● YOUR GOAL:
Retype only the lines from the top of the records to the line with "const pts = (xs, ys)", including that line but none of the pictures.

━━━━━ PROVIDED DATA ━━━━━

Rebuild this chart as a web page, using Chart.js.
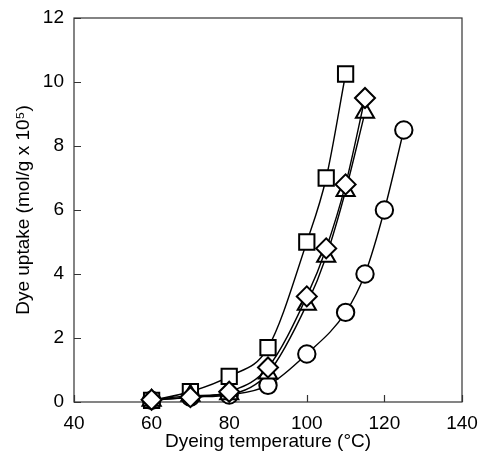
<!DOCTYPE html>
<html>
<head>
<meta charset="utf-8">
<script src="https://cdn.jsdelivr.net/npm/chart.js@4/dist/chart.umd.min.js"></script>
<style>
  html, body { margin: 0; padding: 0; background: #fff; }
  #wrap { width: 481px; height: 468px; }
</style>
</head>
<body>
<div id="wrap"><canvas id="c"></canvas></div>
<script>
// dyeing temperature (°C) vs dye uptake (mol/g x 10^5)
const squareT = [60, 70, 80, 90, 100, 105, 110];
const squareY = [0.05, 0.32, 0.8, 1.7, 5.0, 7.0, 10.25];
const diamondT = [60, 70, 80, 90, 100, 105, 110, 115];
const diamondY = [0.07, 0.15, 0.32, 1.08, 3.3, 4.8, 6.8, 9.5];
const triangleT = [60, 70, 80, 90, 100, 105, 110, 115];
const triangleY = [0.05, 0.2, 0.25, 0.9, 3.05, 4.55, 6.6, 9.05];
const circleT = [60, 70, 80, 90, 100, 110, 115, 120, 125];
const circleY = [0.05, 0.15, 0.22, 0.52, 1.5, 2.8, 4.0, 6.0, 8.5];
const xTicks = [40, 60, 80, 100, 120, 140];
const yTicks = [0, 2, 4, 6, 8, 10, 12];

const FONT = "'Liberation Sans', Arial, sans-serif";
const AXIS = "#333";

const pts = (xs, ys) => xs.map((x, i) => ({ x, y: ys[i] }));

const ds = (label, xs, ys, pointStyle, radius) => ({
  label,
  data: pts(xs, ys),
  pointStyle,
  pointRadius: radius,
  pointHoverRadius: radius,
  pointBackgroundColor: "#fff",
  pointBorderColor: "#000",
  pointBorderWidth: 2,
  borderColor: "#000",
  borderWidth: 1.4,
  cubicInterpolationMode: "monotone",
  fill: false,
  clip: false
});

// frame + inward tick marks, drawn under the markers
const frameTicks = {
  id: "frameTicks",
  beforeDatasetsDraw(chart) {
    const { ctx, chartArea: a, scales: { x, y } } = chart;
    ctx.save();
    ctx.strokeStyle = AXIS;
    ctx.lineWidth = 1.2;
    ctx.strokeRect(a.left, a.top, a.right - a.left, a.bottom - a.top);
    ctx.beginPath();
    for (const v of xTicks) {
      const px = Math.round(x.getPixelForValue(v)) + 0.5;
      ctx.moveTo(px, a.bottom);
      ctx.lineTo(px, a.bottom - 7);
    }
    for (const v of yTicks) {
      const py = Math.round(y.getPixelForValue(v)) + 0.5;
      ctx.moveTo(a.left, py);
      ctx.lineTo(a.left + 7, py);
    }
    ctx.stroke();
    ctx.restore();
  }
};

new Chart(document.getElementById("c"), {
  type: "line",
  data: {
    datasets: [
      ds("diamond", diamondT, diamondY, "rectRot", 10),
      ds("triangle", triangleT, triangleY, "triangle", 10.5),
      ds("square", squareT, squareY, "rect", 10.8),
      ds("circle", circleT, circleY, "circle", 8.7)
    ]
  },
  options: {
    responsive: true,
    maintainAspectRatio: false,
    animation: false,
    layout: { padding: { left: 0, top: 18, right: 19, bottom: 0 } },
    plugins: { legend: { display: false }, tooltip: { enabled: false } },
    scales: {
      x: {
        type: "linear",
        min: 40,
        max: 140,
        afterBuildTicks: (s) => { s.ticks = xTicks.map(v => ({ value: v })); },
        afterFit: (s) => { s.height = 66; s.paddingLeft = 0; s.paddingRight = 0; },
        grid: { display: false, drawTicks: false },
        border: { display: false },
        ticks: { color: "#000", padding: 10, font: { family: FONT, size: 19 } },
        title: {
          display: true,
          text: "Dyeing temperature (°C)",
          color: "#000",
          font: { family: FONT, size: 19 },
          padding: { bottom: 15 }
        }
      },
      y: {
        min: 0,
        max: 12,
        afterBuildTicks: (s) => { s.ticks = yTicks.map(v => ({ value: v })); },
        afterFit: (s) => { s.width = 74; s.paddingTop = 0; s.paddingBottom = 0; },
        grid: { display: false, drawTicks: false },
        border: { display: false },
        ticks: { color: "#000", padding: 10, font: { family: FONT, size: 19 } },
        title: {
          display: true,
          text: "Dye uptake (mol/g x 10⁵)",
          color: "#000",
          font: { family: FONT, size: 19 },
          padding: { top: 12 }
        }
      }
    }
  },
  plugins: [frameTicks]
});
</script>
</body>
</html>
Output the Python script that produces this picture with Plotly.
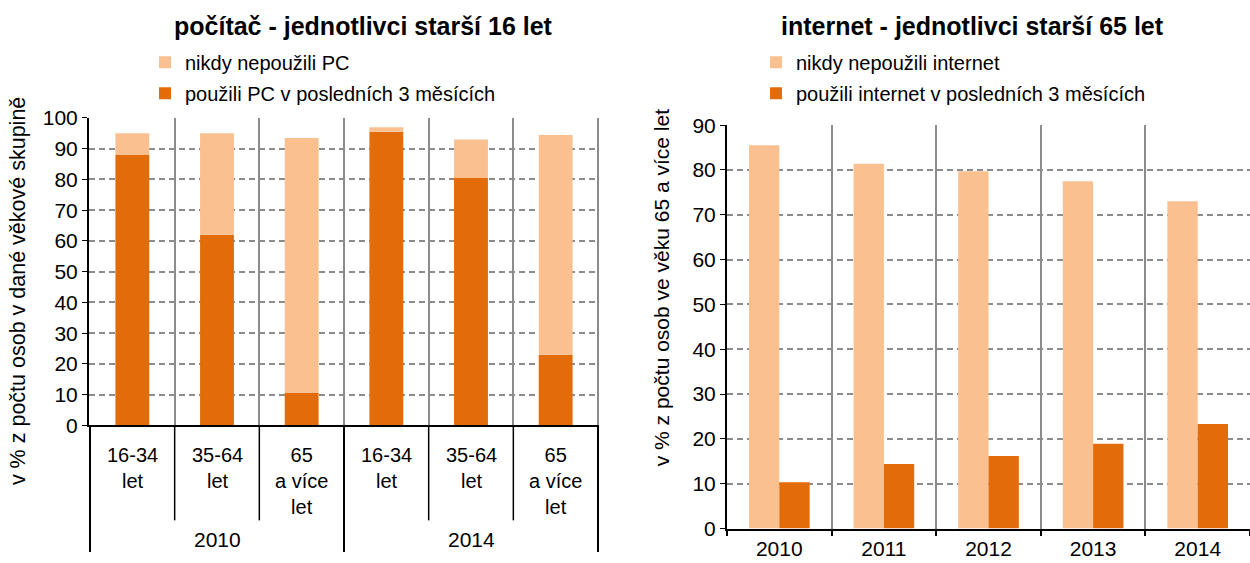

━━━━━

● EXERCISE RESPONSE:
Rebuild this chart as a web page, using Chart.js.
<!DOCTYPE html>
<html>
<head>
<meta charset="utf-8">
<script src="https://cdn.jsdelivr.net/npm/chart.js@4/dist/chart.umd.min.js"></script>
<style>
  html, body { margin: 0; padding: 0; background: #fff; }
  #wrap { width: 481px; height: 468px; }
</style>
</head>
<body>
<div id="wrap"><canvas id="c"></canvas></div>
<script>
// dyeing temperature (°C) vs dye uptake (mol/g x 10^5)
const squareT = [60, 70, 80, 90, 100, 105, 110];
const squareY = [0.05, 0.32, 0.8, 1.7, 5.0, 7.0, 10.25];
const diamondT = [60, 70, 80, 90, 100, 105, 110, 115];
const diamondY = [0.07, 0.15, 0.32, 1.08, 3.3, 4.8, 6.8, 9.5];
const triangleT = [60, 70, 80, 90, 100, 105, 110, 115];
const triangleY = [0.05, 0.2, 0.25, 0.9, 3.05, 4.55, 6.6, 9.05];
const circleT = [60, 70, 80, 90, 100, 110, 115, 120, 125];
const circleY = [0.05, 0.15, 0.22, 0.52, 1.5, 2.8, 4.0, 6.0, 8.5];
const xTicks = [40, 60, 80, 100, 120, 140];
const yTicks = [0, 2, 4, 6, 8, 10, 12];

const FONT = "'Liberation Sans', Arial, sans-serif";
const AXIS = "#333";

const pts = (xs, ys) => xs.map((x, i) => ({ x, y: ys[i] }));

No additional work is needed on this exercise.